A Palestinian bid to join last year, at an Interpol conference in Indonesia, was foiled by what Israel said was its diplomatic campaign against it.
In 2012, the UN General Assembly upgraded the Palestinian Authority’s observer status at the United Nations to “non-member state” from “entity”, like the Vatican.
The step fell short of full UN membership, but it had important legal implications in enabling the Palestinians to join the International Criminal Court and other world bodies.
“By admitting ‘Palestine’, which praises terrorists of the past and refuses to condemn those of today, Interpol makes the world less safe,” Michael Oren, Israel’s deputy minister for diplomacy, wrote on Twitter.
He spoke a day after a Palestinian shot dead three Israeli guards in the Israeli-occupied West Bank and Palestinian President Mahmoud Abbas ignored a call by Israeli Prime Minister Benjamin Netanyahu to condemn the attack.

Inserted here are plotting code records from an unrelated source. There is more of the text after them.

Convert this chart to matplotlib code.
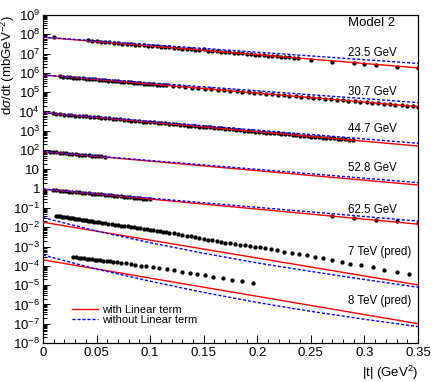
import numpy as np
import matplotlib
matplotlib.use("Agg")
import matplotlib.pyplot as plt
from matplotlib.ticker import LogLocator, FuncFormatter, MultipleLocator
from matplotlib.lines import Line2D

plt.rcParams['font.family'] = ['Liberation Sans', 'DejaVu Sans']
plt.rcParams['mathtext.fontset'] = 'custom'
plt.rcParams['mathtext.rm'] = 'Liberation Sans'
plt.rcParams['mathtext.it'] = 'Liberation Sans:italic'
plt.rcParams['mathtext.bf'] = 'Liberation Sans:bold'

# -------------------------------
# Data (log10 of dsigma/dt)
# -------------------------------

energy_labels = ["23.5 GeV", "30.7 GeV", "44.7 GeV", "52.8 GeV", "62.5 GeV",
                 "7 TeV (pred)", "8 TeV (pred)"]

t_235 = [0.0103, 0.042, 0.046, 0.050, 0.054, 0.058, 0.062, 0.066, 0.070, 0.074,
         0.078, 0.082, 0.086, 0.090, 0.094, 0.098, 0.102, 0.106, 0.110, 0.114,
         0.118, 0.122, 0.126, 0.130, 0.134, 0.138, 0.142, 0.146, 0.150, 0.154,
         0.158, 0.162, 0.166, 0.170, 0.174, 0.178, 0.182, 0.186, 0.190, 0.194,
         0.198, 0.202, 0.206, 0.210, 0.214, 0.218, 0.222, 0.226, 0.230, 0.234,
         0.238, 0.250, 0.270, 0.290, 0.300, 0.311, 0.330, 0.350]
lg_235 = [7.86, 7.69, 7.67, 7.64, 7.62, 7.61, 7.58, 7.57, 7.54, 7.52,
          7.50, 7.49, 7.47, 7.44, 7.43, 7.40, 7.40, 7.37, 7.36, 7.33,
          7.32, 7.30, 7.27, 7.26, 7.25, 7.22, 7.20, 7.19, 7.24, 7.15,
          7.13, 7.12, 7.09, 7.08, 7.07, 7.04, 7.03, 7.01, 6.99, 6.98,
          6.95, 6.94, 6.91, 6.90, 6.88, 6.86, 6.84, 6.82, 6.81, 6.79,
          6.77, 6.69, 6.59, 6.50, 6.46, 6.41, 6.32, 6.27]

t_307 = [0.016, 0.019, 0.022, 0.025, 0.028, 0.031, 0.034, 0.037, 0.040, 0.043,
         0.046, 0.049, 0.052, 0.055, 0.058, 0.061, 0.064, 0.067, 0.070, 0.073,
         0.076, 0.079, 0.082, 0.085, 0.088, 0.091, 0.094, 0.097, 0.100, 0.103,
         0.106, 0.109, 0.112, 0.115,
         0.121, 0.127, 0.133, 0.139, 0.145, 0.151, 0.157, 0.163, 0.169, 0.175,
         0.181, 0.186, 0.192, 0.197, 0.203, 0.208, 0.214, 0.219, 0.225, 0.230,
         0.236, 0.241, 0.247, 0.252, 0.258, 0.263, 0.269, 0.274, 0.280, 0.285,
         0.291, 0.296, 0.302, 0.307, 0.313, 0.318, 0.324, 0.329, 0.335, 0.340,
         0.345, 0.350]
lg_307 = [5.83, 5.80, 5.79, 5.78, 5.76, 5.75, 5.73, 5.72, 5.70, 5.69,
          5.68, 5.66, 5.65, 5.63, 5.62, 5.60, 5.59, 5.58, 5.56, 5.55,
          5.53, 5.52, 5.51, 5.49, 5.48, 5.46, 5.45, 5.44, 5.42, 5.41,
          5.39, 5.38, 5.37, 5.35,
          5.32, 5.30, 5.27, 5.24, 5.21, 5.18, 5.16, 5.13, 5.10, 5.07,
          5.04, 5.02, 4.99, 4.97, 4.94, 4.91, 4.89, 4.86, 4.84, 4.81,
          4.78, 4.76, 4.73, 4.71, 4.68, 4.66, 4.63, 4.61, 4.58, 4.55,
          4.53, 4.50, 4.47, 4.45, 4.42, 4.40, 4.37, 4.35, 4.32, 4.30,
          4.27, 4.25]

t_447 = [0.0090, 0.0125, 0.0160, 0.0195, 0.0230, 0.0265, 0.0300, 0.0335, 0.0370,
         0.0405, 0.0440, 0.0475, 0.0510, 0.0545, 0.0580, 0.0615, 0.0650, 0.0685,
         0.0720, 0.0755, 0.0790, 0.0825, 0.0860, 0.0895, 0.0930, 0.0965, 0.1000,
         0.1035, 0.1070, 0.1105, 0.1140, 0.1175, 0.1210, 0.1245, 0.1280, 0.1315,
         0.1350, 0.1385, 0.1420, 0.1455, 0.1490, 0.1525, 0.1560, 0.1595, 0.1630,
         0.1665, 0.1700, 0.1735, 0.1770, 0.1805, 0.1840, 0.1875, 0.1910, 0.1945,
         0.1980, 0.2015, 0.2050, 0.2085, 0.2120, 0.2155, 0.2190, 0.2225, 0.2260,
         0.2295, 0.2330, 0.2365, 0.2400, 0.2435, 0.2470, 0.2505, 0.2540, 0.2575,
         0.2610, 0.2645, 0.2680, 0.2715, 0.2750, 0.2785, 0.2820, 0.2855, 0.2890]
lg_447 = [3.90, 3.88, 3.86, 3.84, 3.83, 3.81, 3.79, 3.78, 3.76,
          3.74, 3.72, 3.71, 3.69, 3.67, 3.65, 3.64, 3.62, 3.60,
          3.59, 3.57, 3.55, 3.53, 3.52, 3.50, 3.48, 3.46, 3.45,
          3.43, 3.41, 3.40, 3.38, 3.36, 3.34, 3.33, 3.31, 3.29,
          3.27, 3.26, 3.24, 3.22, 3.20, 3.19, 3.17, 3.15, 3.14,
          3.12, 3.10, 3.08, 3.07, 3.05, 3.03, 3.01, 3.00, 2.98,
          2.96, 2.95, 2.93, 2.91, 2.89, 2.88, 2.86, 2.84, 2.82,
          2.81, 2.79, 2.77, 2.75, 2.74, 2.72, 2.70, 2.69, 2.67,
          2.65, 2.63, 2.62, 2.60, 2.58, 2.56, 2.55, 2.53, 2.51]

t_528 = [0.0065, 0.0095, 0.0125, 0.0155, 0.0185, 0.0215, 0.0245, 0.0275, 0.0305,
         0.0335, 0.0365, 0.0395, 0.0425, 0.0455, 0.0485, 0.0515, 0.0545, 0.0575]
lg_528 = [1.90, 1.89, 1.89, 1.86, 1.85, 1.83, 1.82, 1.82, 1.79,
          1.77, 1.76, 1.77, 1.73, 1.71, 1.70, 1.69, 1.67, 1.65]

t_625 = [0.0095, 0.0125, 0.0155, 0.0185, 0.0215, 0.0245, 0.0275, 0.0305, 0.0335,
         0.0365, 0.0395, 0.0425, 0.0455, 0.0485, 0.0515, 0.0545, 0.0575, 0.0605,
         0.0635, 0.0665, 0.0695, 0.0725, 0.0755, 0.0785, 0.0815, 0.0845, 0.0875,
         0.0905, 0.0935, 0.0965, 0.0995,
         0.270, 0.290, 0.3105, 0.330, 0.350]
lg_625 = [-0.06, -0.08, -0.10, -0.11, -0.13, -0.15, -0.16, -0.18, -0.19,
          -0.21, -0.22, -0.24, -0.26, -0.27, -0.29, -0.30, -0.32, -0.34,
          -0.35, -0.37, -0.38, -0.40, -0.42, -0.43, -0.45, -0.47, -0.48,
          -0.50, -0.52, -0.54, -0.56,
          -1.40, -1.53, -1.62, -1.67, -1.79]

t_7tev = [0.012, 0.014, 0.016, 0.018, 0.020, 0.022, 0.024, 0.026, 0.028, 0.030,
          0.032, 0.034, 0.036, 0.038, 0.040, 0.042, 0.044, 0.046, 0.048, 0.050,
          0.052, 0.055, 0.058, 0.061, 0.064, 0.067, 0.070, 0.073, 0.076, 0.079,
          0.082, 0.085, 0.088, 0.091, 0.094, 0.097, 0.100, 0.103, 0.106, 0.109,
          0.112, 0.115, 0.118, 0.122, 0.126, 0.130, 0.134, 0.138, 0.142, 0.146,
          0.150, 0.154, 0.158, 0.162, 0.166,
          0.170, 0.1745, 0.179, 0.184, 0.1885, 0.193, 0.198, 0.2025, 0.207, 0.213,
          0.218, 0.225, 0.232, 0.239, 0.246, 0.254, 0.261, 0.270, 0.279, 0.287,
          0.297, 0.308, 0.3185, 0.330, 0.342]
lg_7tev = [-1.41, -1.43, -1.44, -1.46, -1.48, -1.49, -1.51, -1.52, -1.54, -1.56,
           -1.57, -1.59, -1.61, -1.62, -1.64, -1.66, -1.67, -1.69, -1.71, -1.72,
           -1.74, -1.76, -1.79, -1.81, -1.84, -1.86, -1.89, -1.91, -1.93, -1.96,
           -1.98, -2.01, -2.03, -2.06, -2.08, -2.11, -2.13, -2.16, -2.18, -2.20,
           -2.23, -2.26, -2.28, -2.32, -2.36, -2.40, -2.44, -2.48, -2.52, -2.56,
           -2.60, -2.64, -2.68, -2.72, -2.76,
           -2.80, -2.83, -2.87, -2.90, -2.93, -2.97, -3.01, -3.04, -3.09, -3.14,
           -3.19, -3.26, -3.32, -3.38, -3.45, -3.54, -3.61, -3.69, -3.78, -3.89,
           -3.97, -4.07, -4.20, -4.30, -4.44]

t_8tev = [0.0283, 0.0308, 0.0333, 0.0358, 0.0383, 0.0407, 0.0432, 0.0457, 0.0482,
          0.0507, 0.0532, 0.0563, 0.0594, 0.0625, 0.0656, 0.0694, 0.0731, 0.0775,
          0.0818, 0.0862, 0.0911, 0.0961, 0.1023, 0.1086, 0.1154, 0.1223, 0.1297,
          0.1372, 0.1440, 0.1515, 0.1590, 0.1677, 0.1764, 0.1857, 0.1957]
lg_8tev = [-3.54, -3.56, -3.57, -3.59, -3.61, -3.63, -3.64, -3.66, -3.68,
           -3.69, -3.71, -3.73, -3.75, -3.76, -3.78, -3.81, -3.83, -3.87,
           -3.90, -3.94, -3.99, -4.02, -4.07, -4.12, -4.18, -4.23, -4.30,
           -4.35, -4.42, -4.49, -4.56, -4.63, -4.71, -4.80, -4.89]

# model curves: "with Linear term" (red) and "without Linear term" (blue)
t_line = [0.0, 0.35]
red_235 = [7.85, 6.26]
blue_235 = [7.85, 6.49]
red_307 = [5.89, 4.25]
blue_307 = [5.89, 4.46]
red_447 = [3.94, 2.21]
blue_447 = [3.94, 2.35]
red_528 = [1.92, 0.19]
blue_528 = [1.92, 0.31]
red_625 = [-0.02, -1.84]
blue_625 = [-0.02, -1.68]
red_7tev = [-1.74, -4.99]
red_8tev = [-3.69, -7.00]

t_curve = [0.0, 0.05, 0.10, 0.15, 0.20, 0.25, 0.30, 0.35]
blue_7tev = [-1.50, -2.20, -2.80, -3.35, -3.85, -4.29, -4.71, -5.11]
blue_8tev = [-3.44, -4.17, -4.80, -5.38, -5.90, -6.36, -6.77, -7.15]

# -------------------------------
# Figure
# -------------------------------

fig = plt.figure(figsize=(4.36, 3.82), dpi=100)
ax = fig.add_axes([0.0986, 0.1021, 0.8601, 0.8586])

data_sets = [(t_235, lg_235), (t_307, lg_307), (t_447, lg_447), (t_528, lg_528),
             (t_625, lg_625), (t_7tev, lg_7tev), (t_8tev, lg_8tev)]
for t, lg in data_sets:
    ax.plot(t, 10 ** np.array(lg), 'o', color='black', ms=3.1, mew=0, zorder=2)

red_lines = [(t_line, red_235), (t_line, red_307), (t_line, red_447),
             (t_line, red_528), (t_line, red_625), (t_line, red_7tev),
             (t_line, red_8tev)]
blue_lines = [(t_line, blue_235), (t_line, blue_307), (t_line, blue_447),
              (t_line, blue_528), (t_line, blue_625), (t_curve, blue_7tev),
              (t_curve, blue_8tev)]
dash = (0, (2.2, 1.4))
for t, lg in red_lines:
    ax.plot(t, 10 ** np.array(lg), '-', color='red', lw=1.0, zorder=3)
for t, lg in blue_lines:
    ax.plot(t, 10 ** np.array(lg), linestyle=dash, color='blue', lw=1.0, zorder=4)

ax.set_yscale('log')
ax.set_xlim(0, 0.35)
ax.set_ylim(1e-8, 1e9)

# axis ticks, ROOT-like
ax.xaxis.set_major_locator(MultipleLocator(0.05))
ax.xaxis.set_minor_locator(MultipleLocator(0.01))
ax.yaxis.set_major_locator(LogLocator(base=10, numticks=30))
ax.yaxis.set_minor_locator(LogLocator(base=10, subs=np.arange(2, 10), numticks=30))


def fmt_x(v, pos):
    if abs(v) < 1e-9:
        return '0'
    return ('%.2f' % v).rstrip('0')


def fmt_y(v, pos):
    e = int(round(np.log10(v)))
    if e == 0:
        return '1'
    if e == 1:
        return '10'
    return r'$10^{%d}$' % e


ax.xaxis.set_major_formatter(FuncFormatter(fmt_x))
ax.yaxis.set_major_formatter(FuncFormatter(fmt_y))
ax.tick_params(which='both', direction='in', top=False, right=False, width=0.7)
ax.tick_params(axis='x', which='major', length=6, labelsize=9.5, pad=3)
ax.tick_params(axis='x', which='minor', length=3)
ax.tick_params(axis='y', which='major', length=5, labelsize=9.5, pad=2)
ax.tick_params(axis='y', which='minor', length=3)
for s in ax.spines.values():
    s.set_linewidth(0.9)

ax.set_ylabel(r'd$\sigma$/dt (mbGeV$^{-2}$)', fontsize=9.5, loc='top')
ax.yaxis.set_label_coords(-0.068, 1.0)
ax.set_xlabel(r'|t| (GeV$^{2}$)', fontsize=9.5, loc='right')
ax.xaxis.set_label_coords(1.0, -0.064)

# labels next to each curve
ax.text(0.2847, 10 ** 8.59, 'Model 2', fontsize=9.5, va='center')
label_pos = [7.03, 5.01, 3.09, 1.07, -1.12, -3.26, -5.82]
for lab, lp in zip(energy_labels, label_pos):
    ax.text(0.2847, 10 ** lp, lab, fontsize=8.3, va='center')

handles = [Line2D([], [], color='red', lw=1.0),
           Line2D([], [], color='blue', lw=1.0, linestyle=dash)]
ax.legend(handles, ['with Linear term', 'without Linear term'],
          loc='upper left', bbox_to_anchor=(0.0765, 0.117), frameon=False,
          fontsize=8, handlelength=2.35, handletextpad=0.42,
          labelspacing=0.0, borderpad=0, borderaxespad=0)

fig.savefig('out.png', dpi=100)
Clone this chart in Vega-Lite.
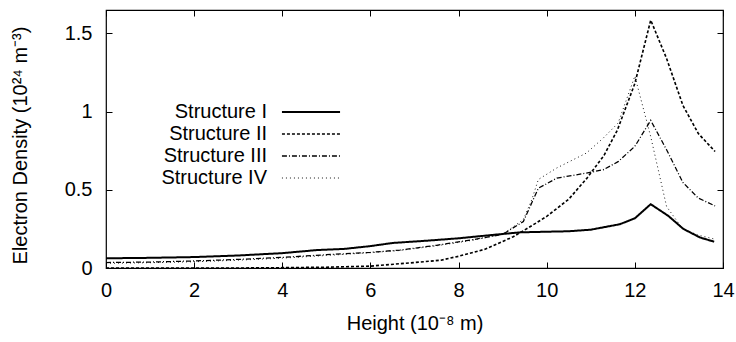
{
  "$schema": "https://vega.github.io/schema/vega-lite/v6.json",
  "autosize": {"type": "none"},
  "width": 617,
  "height": 258,
  "padding": {"left": 106, "top": 10, "right": 13, "bottom": 74},
  "background": "white",
  "config": {
    "font": "Liberation Sans",
    "view": {"stroke": "black", "strokeWidth": 1.2},
    "axis": {
      "grid": false,
      "domain": false,
      "tickColor": "black",
      "tickSize": -6,
      "tickWidth": 1,
      "labelFont": "Liberation Sans",
      "labelFontSize": 20,
      "labelColor": "black",
      "titleFont": "Liberation Sans",
      "titleFontSize": 20,
      "titleFontWeight": "normal",
      "titleColor": "black"
    },
    "legend": {
      "labelFont": "Liberation Sans",
      "labelFontSize": 20,
      "labelColor": "black"
    }
  },
  "data": {
    "values": [
      {"s": "Structure I", "x": 0, "y": 0.062},
      {"s": "Structure I", "x": 1, "y": 0.065},
      {"s": "Structure I", "x": 2, "y": 0.07},
      {"s": "Structure I", "x": 3, "y": 0.08},
      {"s": "Structure I", "x": 4, "y": 0.095},
      {"s": "Structure I", "x": 4.4, "y": 0.105},
      {"s": "Structure I", "x": 4.8, "y": 0.115},
      {"s": "Structure I", "x": 5.4, "y": 0.122},
      {"s": "Structure I", "x": 6.0, "y": 0.14},
      {"s": "Structure I", "x": 6.5, "y": 0.16},
      {"s": "Structure I", "x": 7.3, "y": 0.175},
      {"s": "Structure I", "x": 8.0, "y": 0.19},
      {"s": "Structure I", "x": 8.9, "y": 0.215},
      {"s": "Structure I", "x": 9.4, "y": 0.228},
      {"s": "Structure I", "x": 10.0, "y": 0.232},
      {"s": "Structure I", "x": 10.5, "y": 0.235},
      {"s": "Structure I", "x": 11.0, "y": 0.245},
      {"s": "Structure I", "x": 11.66, "y": 0.28},
      {"s": "Structure I", "x": 12.0, "y": 0.318},
      {"s": "Structure I", "x": 12.36, "y": 0.408},
      {"s": "Structure I", "x": 12.76, "y": 0.333},
      {"s": "Structure I", "x": 13.1, "y": 0.25},
      {"s": "Structure I", "x": 13.48, "y": 0.195},
      {"s": "Structure I", "x": 13.8, "y": 0.168},

      {"s": "Structure II", "x": 0, "y": 0.0},
      {"s": "Structure II", "x": 1, "y": 0.0},
      {"s": "Structure II", "x": 2, "y": 0.0},
      {"s": "Structure II", "x": 3, "y": 0.0},
      {"s": "Structure II", "x": 4, "y": 0.002},
      {"s": "Structure II", "x": 5, "y": 0.005},
      {"s": "Structure II", "x": 6, "y": 0.012},
      {"s": "Structure II", "x": 7, "y": 0.035},
      {"s": "Structure II", "x": 7.6, "y": 0.05},
      {"s": "Structure II", "x": 8.0, "y": 0.075},
      {"s": "Structure II", "x": 8.6, "y": 0.12},
      {"s": "Structure II", "x": 9.24, "y": 0.2},
      {"s": "Structure II", "x": 9.6, "y": 0.26},
      {"s": "Structure II", "x": 10.0, "y": 0.33},
      {"s": "Structure II", "x": 10.5, "y": 0.44},
      {"s": "Structure II", "x": 10.9, "y": 0.57},
      {"s": "Structure II", "x": 11.3, "y": 0.72},
      {"s": "Structure II", "x": 11.6, "y": 0.88},
      {"s": "Structure II", "x": 12.0, "y": 1.18},
      {"s": "Structure II", "x": 12.36, "y": 1.585},
      {"s": "Structure II", "x": 12.72, "y": 1.34},
      {"s": "Structure II", "x": 13.09, "y": 1.04},
      {"s": "Structure II", "x": 13.44, "y": 0.86},
      {"s": "Structure II", "x": 13.82, "y": 0.745},

      {"s": "Structure III", "x": 0, "y": 0.035},
      {"s": "Structure III", "x": 1, "y": 0.038},
      {"s": "Structure III", "x": 2, "y": 0.045},
      {"s": "Structure III", "x": 3, "y": 0.055},
      {"s": "Structure III", "x": 4, "y": 0.068},
      {"s": "Structure III", "x": 5, "y": 0.085},
      {"s": "Structure III", "x": 6, "y": 0.1},
      {"s": "Structure III", "x": 6.67, "y": 0.115},
      {"s": "Structure III", "x": 7.5, "y": 0.145},
      {"s": "Structure III", "x": 8.26, "y": 0.178},
      {"s": "Structure III", "x": 9.0, "y": 0.215},
      {"s": "Structure III", "x": 9.47, "y": 0.297},
      {"s": "Structure III", "x": 9.81, "y": 0.51},
      {"s": "Structure III", "x": 10.23, "y": 0.575},
      {"s": "Structure III", "x": 10.9, "y": 0.607},
      {"s": "Structure III", "x": 11.28, "y": 0.628},
      {"s": "Structure III", "x": 11.62, "y": 0.68},
      {"s": "Structure III", "x": 12.0, "y": 0.778},
      {"s": "Structure III", "x": 12.36, "y": 0.944},
      {"s": "Structure III", "x": 12.72, "y": 0.756},
      {"s": "Structure III", "x": 13.09, "y": 0.547},
      {"s": "Structure III", "x": 13.44, "y": 0.447},
      {"s": "Structure III", "x": 13.82, "y": 0.397},

      {"s": "Structure IV", "x": 0, "y": 0.03},
      {"s": "Structure IV", "x": 1, "y": 0.034},
      {"s": "Structure IV", "x": 2, "y": 0.04},
      {"s": "Structure IV", "x": 3, "y": 0.05},
      {"s": "Structure IV", "x": 4, "y": 0.063},
      {"s": "Structure IV", "x": 5, "y": 0.08},
      {"s": "Structure IV", "x": 6, "y": 0.098},
      {"s": "Structure IV", "x": 6.67, "y": 0.112},
      {"s": "Structure IV", "x": 7.5, "y": 0.142},
      {"s": "Structure IV", "x": 8.26, "y": 0.175},
      {"s": "Structure IV", "x": 9.0, "y": 0.215},
      {"s": "Structure IV", "x": 9.47, "y": 0.31},
      {"s": "Structure IV", "x": 9.66, "y": 0.436},
      {"s": "Structure IV", "x": 9.81, "y": 0.566},
      {"s": "Structure IV", "x": 10.23, "y": 0.64},
      {"s": "Structure IV", "x": 10.9, "y": 0.735},
      {"s": "Structure IV", "x": 11.28, "y": 0.83},
      {"s": "Structure IV", "x": 11.62, "y": 0.927},
      {"s": "Structure IV", "x": 12.0, "y": 1.227},
      {"s": "Structure IV", "x": 12.36, "y": 0.84},
      {"s": "Structure IV", "x": 12.72, "y": 0.393},
      {"s": "Structure IV", "x": 13.09, "y": 0.248},
      {"s": "Structure IV", "x": 13.44, "y": 0.21},
      {"s": "Structure IV", "x": 13.82, "y": 0.184}
    ]
  },
  "layer": [
    {
      "mark": {"type": "line", "color": "black", "clip": true},
      "encoding": {
        "x": {
          "field": "x", "type": "quantitative",
          "scale": {"domain": [0, 14], "nice": false, "zero": false},
          "axis": {"orient": "bottom", "values": [0, 2, 4, 6, 8, 10, 12, 14], "labelPadding": 18, "title": "Height (10⁻⁸ m)", "titlePadding": 13, "labelFlush": false}
        },
        "y": {
          "field": "y", "type": "quantitative",
          "scale": {"domain": [0, 1.65], "nice": false, "zero": false},
          "axis": {"orient": "left", "values": [0, 0.5, 1, 1.5], "format": "~g", "labelPadding": 20, "title": "Electron Density (10²⁴ m⁻³)", "titlePadding": 34, "titleY": 135, "labelFlush": false}
        },
        "strokeDash": {
          "field": "s", "type": "nominal",
          "scale": {"domain": ["Structure I", "Structure II", "Structure III", "Structure IV"], "range": [[1, 0], [3, 2], [5, 2, 1, 2], [1, 3]]},
          "legend": {
            "orient": "none", "legendX": 195, "legendY": 92, "title": null,
            "symbolType": "M-5,0H5", "symbolSize": 135, "symbolStrokeColor": "black",
            "symbolFillColor": "transparent", "symbolStrokeWidth": 1.2,
            "rowPadding": 2, "padding": 0, "symbolOffset": 0,
            "labelAlign": "right", "labelOffset": -54
          }
        },
        "strokeWidth": {
          "field": "s", "type": "nominal",
          "scale": {"domain": ["Structure I", "Structure II", "Structure III", "Structure IV"], "range": [2, 0.9, 0.9, 0.9]}
        }
      }
    },
    {
      "mark": {"type": "point", "opacity": 0},
      "encoding": {
        "x": {
          "field": "x", "type": "quantitative",
          "axis": {"orient": "top", "values": [0, 2, 4, 6, 8, 10, 12, 14], "labels": false, "title": null}
        },
        "y": {
          "field": "y", "type": "quantitative",
          "axis": {"orient": "right", "values": [0, 0.5, 1, 1.5], "labels": false, "title": null}
        }
      }
    }
  ],
  "resolve": {"axis": {"x": "independent", "y": "independent"}}
}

Some Israeli media commentators have voiced concern that as an Interpol member, Palestine could ask the organisation to issue a “Red Notice”, an alert to police worldwide to locate and provisionally arrest an individual, pending extradition.
But the procedure does not appear to pose serious legal problems for Israelis such as government officials and military officers whom pro-Palestinian groups have sought to have arrested by local authorities as suspected war criminals during overseas visits.
A red notice is not an international arrest warrant, and on its website Interpol notes that it cannot compel any member country to detain an individual named in one.